** START **

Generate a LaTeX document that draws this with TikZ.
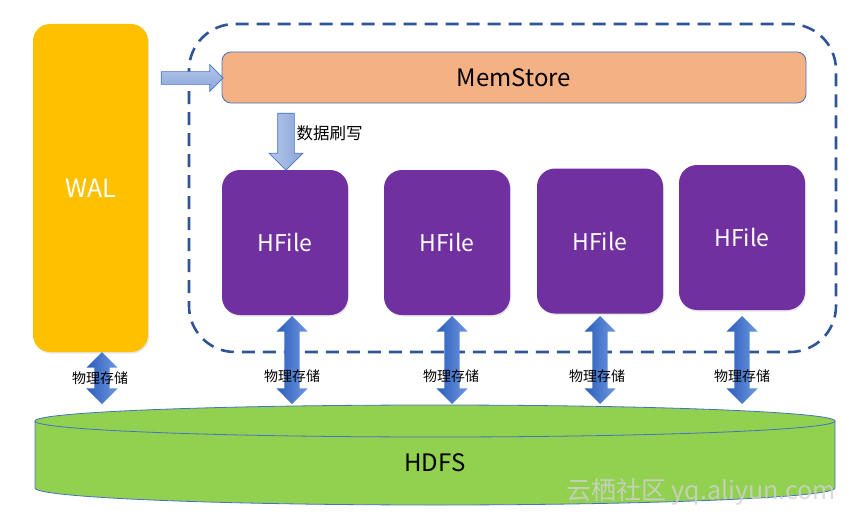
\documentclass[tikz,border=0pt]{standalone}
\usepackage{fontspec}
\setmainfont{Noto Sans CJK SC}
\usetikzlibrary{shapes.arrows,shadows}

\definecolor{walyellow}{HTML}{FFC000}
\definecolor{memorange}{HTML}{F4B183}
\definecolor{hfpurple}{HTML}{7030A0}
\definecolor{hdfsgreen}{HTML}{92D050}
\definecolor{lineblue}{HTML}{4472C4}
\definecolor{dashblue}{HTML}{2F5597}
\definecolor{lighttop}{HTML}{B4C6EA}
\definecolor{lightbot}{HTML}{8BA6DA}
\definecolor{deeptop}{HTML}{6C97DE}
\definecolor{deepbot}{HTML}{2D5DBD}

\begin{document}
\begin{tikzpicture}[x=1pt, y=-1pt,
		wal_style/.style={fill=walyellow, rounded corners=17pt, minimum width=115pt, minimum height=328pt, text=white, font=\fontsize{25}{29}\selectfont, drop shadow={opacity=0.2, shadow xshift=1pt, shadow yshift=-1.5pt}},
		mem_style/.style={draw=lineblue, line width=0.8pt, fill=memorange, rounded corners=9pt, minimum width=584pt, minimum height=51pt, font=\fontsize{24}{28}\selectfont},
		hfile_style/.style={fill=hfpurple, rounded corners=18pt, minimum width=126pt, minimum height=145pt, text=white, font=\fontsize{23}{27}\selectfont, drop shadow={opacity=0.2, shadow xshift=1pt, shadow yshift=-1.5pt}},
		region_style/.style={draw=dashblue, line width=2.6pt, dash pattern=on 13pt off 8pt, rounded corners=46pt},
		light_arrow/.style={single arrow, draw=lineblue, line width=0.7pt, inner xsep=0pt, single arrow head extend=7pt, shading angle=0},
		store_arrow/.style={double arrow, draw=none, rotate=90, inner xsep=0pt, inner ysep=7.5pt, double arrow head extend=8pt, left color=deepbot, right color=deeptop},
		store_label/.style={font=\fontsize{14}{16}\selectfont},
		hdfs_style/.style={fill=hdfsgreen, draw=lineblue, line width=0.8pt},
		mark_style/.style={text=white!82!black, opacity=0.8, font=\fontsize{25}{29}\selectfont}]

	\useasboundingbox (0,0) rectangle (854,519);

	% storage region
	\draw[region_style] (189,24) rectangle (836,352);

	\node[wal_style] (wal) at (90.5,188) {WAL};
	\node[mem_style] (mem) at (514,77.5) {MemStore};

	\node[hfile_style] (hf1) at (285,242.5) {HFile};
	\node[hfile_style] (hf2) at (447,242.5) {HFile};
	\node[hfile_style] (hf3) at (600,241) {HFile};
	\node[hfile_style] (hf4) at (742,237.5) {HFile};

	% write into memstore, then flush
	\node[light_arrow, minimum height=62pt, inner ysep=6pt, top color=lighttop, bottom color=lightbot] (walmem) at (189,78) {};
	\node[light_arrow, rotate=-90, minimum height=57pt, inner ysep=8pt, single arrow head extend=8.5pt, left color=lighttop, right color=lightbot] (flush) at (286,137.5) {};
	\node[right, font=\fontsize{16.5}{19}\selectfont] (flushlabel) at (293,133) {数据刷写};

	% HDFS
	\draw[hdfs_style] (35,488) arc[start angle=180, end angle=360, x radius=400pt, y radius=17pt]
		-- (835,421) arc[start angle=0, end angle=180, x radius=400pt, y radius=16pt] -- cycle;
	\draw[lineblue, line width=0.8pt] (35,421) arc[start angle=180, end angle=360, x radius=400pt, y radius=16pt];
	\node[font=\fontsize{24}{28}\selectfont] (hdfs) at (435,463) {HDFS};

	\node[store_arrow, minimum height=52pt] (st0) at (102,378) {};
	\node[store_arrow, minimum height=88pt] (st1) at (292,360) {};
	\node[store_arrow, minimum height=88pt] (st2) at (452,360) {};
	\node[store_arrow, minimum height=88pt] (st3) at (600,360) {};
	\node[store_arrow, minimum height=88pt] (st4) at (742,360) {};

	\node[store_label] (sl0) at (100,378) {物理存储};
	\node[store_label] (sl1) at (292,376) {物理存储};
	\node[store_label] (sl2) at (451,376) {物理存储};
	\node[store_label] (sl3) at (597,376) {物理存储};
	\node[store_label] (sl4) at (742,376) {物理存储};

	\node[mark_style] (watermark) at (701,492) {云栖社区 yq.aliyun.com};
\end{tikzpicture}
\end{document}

** END **

Given problem
The listing above must be printed again exactly, minus its pictures.

Answer
Generate a LaTeX document that draws this with TikZ.
\documentclass[tikz,border=0pt]{standalone}
\usepackage{fontspec}
\setmainfont{Noto Sans CJK SC}
\usetikzlibrary{shapes.arrows,shadows}

\definecolor{walyellow}{HTML}{FFC000}
\definecolor{memorange}{HTML}{F4B183}
\definecolor{hfpurple}{HTML}{7030A0}
\definecolor{hdfsgreen}{HTML}{92D050}
\definecolor{lineblue}{HTML}{4472C4}
\definecolor{dashblue}{HTML}{2F5597}
\definecolor{lighttop}{HTML}{B4C6EA}
\definecolor{lightbot}{HTML}{8BA6DA}
\definecolor{deeptop}{HTML}{6C97DE}
\definecolor{deepbot}{HTML}{2D5DBD}

\begin{document}
\begin{tikzpicture}[x=1pt, y=-1pt,
		wal_style/.style={fill=walyellow, rounded corners=17pt, minimum width=115pt, minimum height=328pt, text=white, font=\fontsize{25}{29}\selectfont, drop shadow={opacity=0.2, shadow xshift=1pt, shadow yshift=-1.5pt}},
		mem_style/.style={draw=lineblue, line width=0.8pt, fill=memorange, rounded corners=9pt, minimum width=584pt, minimum height=51pt, font=\fontsize{24}{28}\selectfont},
		hfile_style/.style={fill=hfpurple, rounded corners=18pt, minimum width=126pt, minimum height=145pt, text=white, font=\fontsize{23}{27}\selectfont, drop shadow={opacity=0.2, shadow xshift=1pt, shadow yshift=-1.5pt}},
		region_style/.style={draw=dashblue, line width=2.6pt, dash pattern=on 13pt off 8pt, rounded corners=46pt},
		light_arrow/.style={single arrow, draw=lineblue, line width=0.7pt, inner xsep=0pt, single arrow head extend=7pt, shading angle=0},
		store_arrow/.style={double arrow, draw=none, rotate=90, inner xsep=0pt, inner ysep=7.5pt, double arrow head extend=8pt, left color=deepbot, right color=deeptop},
		store_label/.style={font=\fontsize{14}{16}\selectfont},
		hdfs_style/.style={fill=hdfsgreen, draw=lineblue, line width=0.8pt},
		mark_style/.style={text=white!82!black, opacity=0.8, font=\fontsize{25}{29}\selectfont}]

	\useasboundingbox (0,0) rectangle (854,519);

	% storage region
	\draw[region_style] (189,24) rectangle (836,352);

	\node[wal_style] (wal) at (90.5,188) {WAL};
	\node[mem_style] (mem) at (514,77.5) {MemStore};

	\node[hfile_style] (hf1) at (285,242.5) {HFile};
	\node[hfile_style] (hf2) at (447,242.5) {HFile};
	\node[hfile_style] (hf3) at (600,241) {HFile};
	\node[hfile_style] (hf4) at (742,237.5) {HFile};

	% write into memstore, then flush
	\node[light_arrow, minimum height=62pt, inner ysep=6pt, top color=lighttop, bottom color=lightbot] (walmem) at (189,78) {};
	\node[light_arrow, rotate=-90, minimum height=57pt, inner ysep=8pt, single arrow head extend=8.5pt, left color=lighttop, right color=lightbot] (flush) at (286,137.5) {};
	\node[right, font=\fontsize{16.5}{19}\selectfont] (flushlabel) at (293,133) {数据刷写};

	% HDFS
	\draw[hdfs_style] (35,488) arc[start angle=180, end angle=360, x radius=400pt, y radius=17pt]
		-- (835,421) arc[start angle=0, end angle=180, x radius=400pt, y radius=16pt] -- cycle;
	\draw[lineblue, line width=0.8pt] (35,421) arc[start angle=180, end angle=360, x radius=400pt, y radius=16pt];
	\node[font=\fontsize{24}{28}\selectfont] (hdfs) at (435,463) {HDFS};

	\node[store_arrow, minimum height=52pt] (st0) at (102,378) {};
	\node[store_arrow, minimum height=88pt] (st1) at (292,360) {};
	\node[store_arrow, minimum height=88pt] (st2) at (452,360) {};
	\node[store_arrow, minimum height=88pt] (st3) at (600,360) {};
	\node[store_arrow, minimum height=88pt] (st4) at (742,360) {};

	\node[store_label] (sl0) at (100,378) {物理存储};
	\node[store_label] (sl1) at (292,376) {物理存储};
	\node[store_label] (sl2) at (451,376) {物理存储};
	\node[store_label] (sl3) at (597,376) {物理存储};
	\node[store_label] (sl4) at (742,376) {物理存储};

	\node[mark_style] (watermark) at (701,492) {云栖社区 yq.aliyun.com};
\end{tikzpicture}
\end{document}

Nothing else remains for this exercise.